## Problem description
Find every line of the listing below where "TypeScript" appears, and copy it.

* * * * * * * * *

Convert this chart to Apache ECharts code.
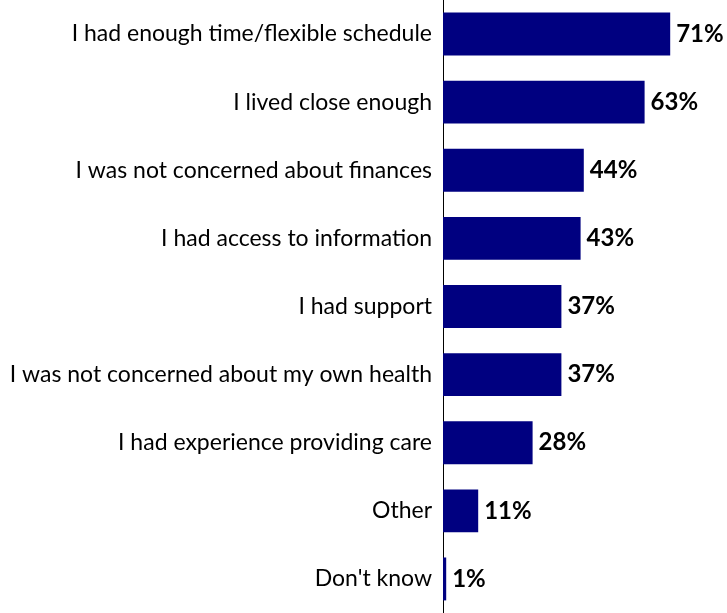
<!DOCTYPE html>
<html>
<head>
<meta charset="utf-8">
<script src="https://cdn.jsdelivr.net/npm/echarts@6/dist/echarts.min.js"></script>
<style>
  html, body { margin: 0; padding: 0; background: #fff; }
  #chart { width: 727px; height: 613px; }
</style>
</head>
<body>
<div id="chart"></div>
<script>
// Reasons listed top to bottom
const categories = [
  "I had enough time/flexible schedule",
  "I lived close enough",
  "I was not concerned about finances",
  "I had access to information",
  "I had support",
  "I was not concerned about my own health",
  "I had experience providing care",
  "Other",
  "Don't know"
];
// Share of respondents, percent
const values = [71, 63, 44, 43, 37, 37, 28, 11, 1];

const chart = echarts.init(document.getElementById('chart'), null, { renderer: 'canvas' });

chart.setOption({
  animation: false,
  grid: { left: 443, right: 28, top: -2, bottom: -4, containLabel: false },
  xAxis: {
    type: 'value',
    min: 0,
    max: 80,
    show: false
  },
  yAxis: {
    type: 'category',
    inverse: true,
    data: categories,
    axisLine: { show: true, lineStyle: { color: '#000', width: 1 } },
    axisTick: { show: false },
    axisLabel: {
      color: '#000',
      fontFamily: 'Lato, "Open Sans", sans-serif',
      fontSize: 23,
      margin: 11
    }
  },
  series: [{
    type: 'bar',
    data: values,
    barCategoryGap: '37%',
    itemStyle: { color: '#000080' },
    label: {
      show: true,
      position: 'right',
      distance: 6,
      formatter: '{c}%',
      color: '#000',
      fontWeight: 'bold',
      fontFamily: 'Lato, "Open Sans", sans-serif',
      fontSize: 24
    }
  }]
});
</script>
</body>
</html>
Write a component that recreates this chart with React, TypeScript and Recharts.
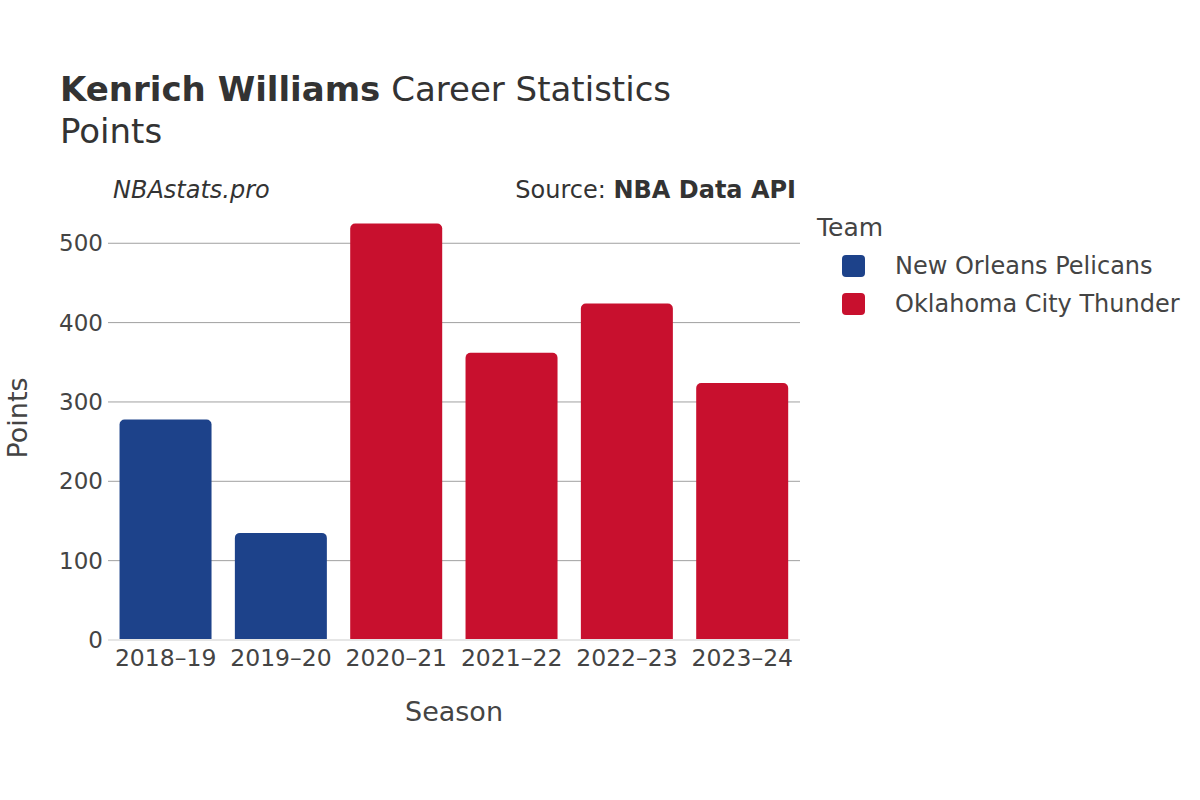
import { Bar, BarChart, CartesianGrid, Cell, XAxis, YAxis } from 'recharts';

const seasons = ['2018–19', '2019–20', '2020–21', '2021–22', '2022–23', '2023–24'];
const seasonTeams = [
  'New Orleans Pelicans',
  'New Orleans Pelicans',
  'Oklahoma City Thunder',
  'Oklahoma City Thunder',
  'Oklahoma City Thunder',
  'Oklahoma City Thunder',
];
const points = [278, 135, 525, 362, 424, 324];

const teams = ['New Orleans Pelicans', 'Oklahoma City Thunder'];
const teamColors = ['#1d428a', '#c8102e'];

const yTicks = [0, 100, 200, 300, 400, 500];
const Y_MAX = 552;

const FONT = '"DejaVu Sans", sans-serif';

function colorFor(team: string): string {
  return teamColors[teams.indexOf(team)] ?? '#888';
}

export default function App() {
  const data = seasons.map((season, i) => ({
    season,
    team: seasonTeams[i],
    points: points[i],
  }));

  return (
    <div style={{ position: 'absolute', left: 0, top: 0, width: 1200, height: 800, background: '#fff' }}>
      <BarChart
        width={1200}
        height={800}
        data={data}
        margin={{ top: 202, right: 400, bottom: 130, left: 48 }}
        barCategoryGap="10%"
      >
        <CartesianGrid
          vertical={false}
          stroke="#a0a0a0"
          strokeWidth={1}
          horizontalCoordinatesGenerator={({ offset }: any) =>
            // skip the zero line (drawn by the x axis) and the top edge
            yTicks.slice(1).map((t) => offset.top + offset.height * (1 - t / Y_MAX))
          }
        />
        <XAxis
          dataKey="season"
          height={30}
          tickSize={0}
          tickMargin={9}
          axisLine={{ stroke: '#e6e6e6', strokeWidth: 2 }}
          tick={{ fill: '#444', fontSize: 23.5, fontFamily: FONT }}
          interval={0}
        />
        <YAxis
          width={60}
          domain={[0, Y_MAX]}
          ticks={yTicks}
          tickSize={0}
          tickMargin={5}
          axisLine={false}
          tick={{ fill: '#444', fontSize: 23, fontFamily: FONT }}
        />
        <Bar dataKey="points" radius={[5, 5, 0, 0]} isAnimationActive={false}>
          {data.map((d) => (
            <Cell key={d.season} fill={colorFor(d.team)} />
          ))}
        </Bar>
      </BarChart>

      <svg
        width={1200}
        height={800}
        style={{ position: 'absolute', left: 0, top: 0, pointerEvents: 'none' }}
        fontFamily={FONT}
      >
        <text x={60} y={101} fontSize={34} fill="#333">
          <tspan fontWeight="bold">Kenrich Williams</tspan>
          <tspan> Career Statistics</tspan>
        </text>
        <text x={60} y={143} fontSize={34} fill="#333">
          Points
        </text>
        <text x={113} y={198} fontSize={24} fontStyle="italic" fill="#333">
          NBAstats.pro
        </text>
        <text x={796} y={198} fontSize={24} fill="#333" textAnchor="end">
          <tspan>Source: </tspan>
          <tspan fontWeight="bold">NBA Data API</tspan>
        </text>

        <text x={454} y={721} fontSize={27} fill="#444" textAnchor="middle">
          Season
        </text>
        <text
          x={17}
          y={418}
          fontSize={27}
          fill="#444"
          textAnchor="middle"
          dominantBaseline="central"
          transform="rotate(-90 17 418)"
        >
          Points
        </text>

        <text x={817} y={236} fontSize={25} fill="#444">
          Team
        </text>
        {teams.map((team, i) => (
          <g key={team}>
            <rect x={842} y={255 + i * 38} width={23} height={22} rx={4} fill={teamColors[i]} />
            <text x={895} y={274 + i * 38} fontSize={24} fill="#444">
              {team}
            </text>
          </g>
        ))}
      </svg>
    </div>
  );
}
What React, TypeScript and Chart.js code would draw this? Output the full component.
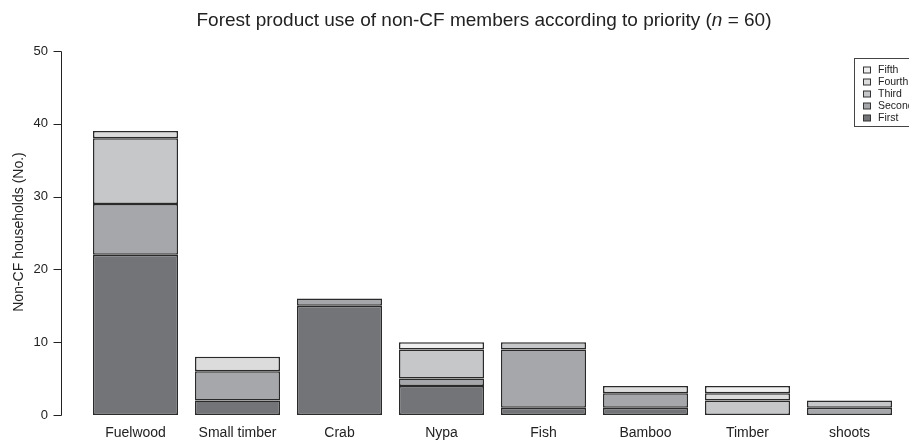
import React, { useEffect, useRef } from "react";
import { Chart, registerables } from "chart.js";

Chart.register(...registerables);

const categories = ["Fuelwood", "Small timber", "Crab", "Nypa", "Fish", "Bamboo", "Timber", "shoots"];
const seriesNames = ["First", "Second", "Third", "Fourth", "Fifth"];
const first = [22, 2, 15, 4, 1, 1, 0, 0];
const second = [7, 4, 1, 1, 8, 2, 0, 1];
const third = [9, 0, 0, 4, 1, 0, 2, 1];
const fourth = [1, 2, 0, 0, 0, 1, 1, 0];
const fifth = [0, 0, 0, 1, 0, 0, 1, 0];
const colors = ["#737477", "#a6a7aa", "#c6c7c9", "#dcdcdd", "#efefef"];
const yTicks = [0, 10, 20, 30, 40, 50];
const titleParts = ["Forest product use of non-CF members according to priority (", "n", " = 60)"];
const yTitle = "Non-CF households (No.)";

const FONT = "'Liberation Sans', Arial, sans-serif";

const overlay = {
  id: "overlay",
  afterDraw(chart: any) {
    const ctx = chart.ctx;
    const y = chart.scales.y;
    const x = chart.scales.x;
    ctx.save();
    // y axis line + ticks + labels
    const ax = 61.5;
    ctx.strokeStyle = "#222";
    ctx.lineWidth = 1;
    ctx.beginPath();
    ctx.moveTo(ax, Math.round(y.getPixelForValue(0)) + 0.5);
    ctx.lineTo(ax, Math.round(y.getPixelForValue(50)) + 0.5);
    yTicks.forEach((v) => {
      const py = Math.round(y.getPixelForValue(v)) + 0.5;
      ctx.moveTo(ax, py);
      ctx.lineTo(ax - 8, py);
    });
    ctx.stroke();
    ctx.fillStyle = "#222";
    ctx.font = `13px ${FONT}`;
    ctx.textAlign = "right";
    ctx.textBaseline = "middle";
    yTicks.forEach((v) => {
      ctx.fillText(String(v), 48, y.getPixelForValue(v));
    });

    // x labels
    ctx.font = `14px ${FONT}`;
    ctx.textAlign = "center";
    categories.forEach((c, i) => {
      ctx.fillText(c, x.getPixelForValue(i), 433);
    });

    // y title
    ctx.font = `14px ${FONT}`;
    ctx.textAlign = "center";
    ctx.textBaseline = "middle";
    ctx.translate(19, 232);
    ctx.rotate(-Math.PI / 2);
    ctx.fillText(yTitle, 0, 0);
    ctx.setTransform(1, 0, 0, 1, 0, 0);

    // title with italic n
    const normal = `19px ${FONT}`;
    const italic = `italic 19px ${FONT}`;
    ctx.textAlign = "left";
    ctx.textBaseline = "middle";
    ctx.font = normal;
    const w0 = ctx.measureText(titleParts[0]).width;
    const w2 = ctx.measureText(titleParts[2]).width;
    ctx.font = italic;
    const w1 = ctx.measureText(titleParts[1]).width;
    let tx = 484 - (w0 + w1 + w2) / 2;
    const ty = 21;
    ctx.font = normal;
    ctx.fillText(titleParts[0], tx, ty);
    tx += w0;
    ctx.font = italic;
    ctx.fillText(titleParts[1], tx, ty);
    tx += w1;
    ctx.font = normal;
    ctx.fillText(titleParts[2], tx, ty);

    // legend
    ctx.strokeStyle = "#444";
    ctx.lineWidth = 1;
    ctx.strokeRect(854.5, 58.5, 70, 68);
    ctx.font = `10.5px ${FONT}`;
    ctx.textBaseline = "middle";
    for (let i = 0; i < 5; i++) {
      const idx = 4 - i;
      const cy = 70 + i * 12;
      ctx.fillStyle = colors[idx];
      ctx.fillRect(863.5, cy - 3, 7, 6);
      ctx.strokeStyle = "#333";
      ctx.strokeRect(863.5, cy - 3, 7, 6);
      ctx.fillStyle = "#222";
      ctx.fillText(seriesNames[idx], 878, cy + 0.5);
    }
    ctx.restore();
  },
};

export default function App() {
  const ref = useRef<HTMLCanvasElement>(null);
  useEffect(() => {
    if (!ref.current) return;
    const values = [first, second, third, fourth, fifth];
    const chart = new Chart(ref.current, {
      type: "bar",
      data: {
        labels: categories,
        datasets: values.map((d, i) => ({
          label: seriesNames[i],
          data: d,
          backgroundColor: colors[i],
          borderColor: "#2a2a2a",
          borderWidth: 1.5,
          borderSkipped: false,
          barPercentage: 85 / 102,
          categoryPercentage: 1,
        })),
      },
      options: {
        animation: false,
        responsive: false,
        devicePixelRatio: 1,
        layout: { padding: { top: 51, right: 8.5, left: 84.5, bottom: 29 } },
        plugins: { legend: { display: false }, title: { display: false }, tooltip: { enabled: false } },
        scales: {
          x: { stacked: true, display: false },
          y: { stacked: true, min: 0, max: 50, display: false },
        },
      },
      plugins: [overlay],
    });
    return () => chart.destroy();
  }, []);
  return (
    <div style={{ position: "fixed", left: 0, top: 0, width: 909, height: 444, background: "#fff" }}>
      <canvas ref={ref} width={909} height={444} style={{ width: 909, height: 444, display: "block" }} />
    </div>
  );
}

* * * * * * * * *

## Output of the exercise
Write a component that recreates this chart with React, TypeScript and Recharts.
What React, TypeScript and Chart.js code would draw this? Output the full component.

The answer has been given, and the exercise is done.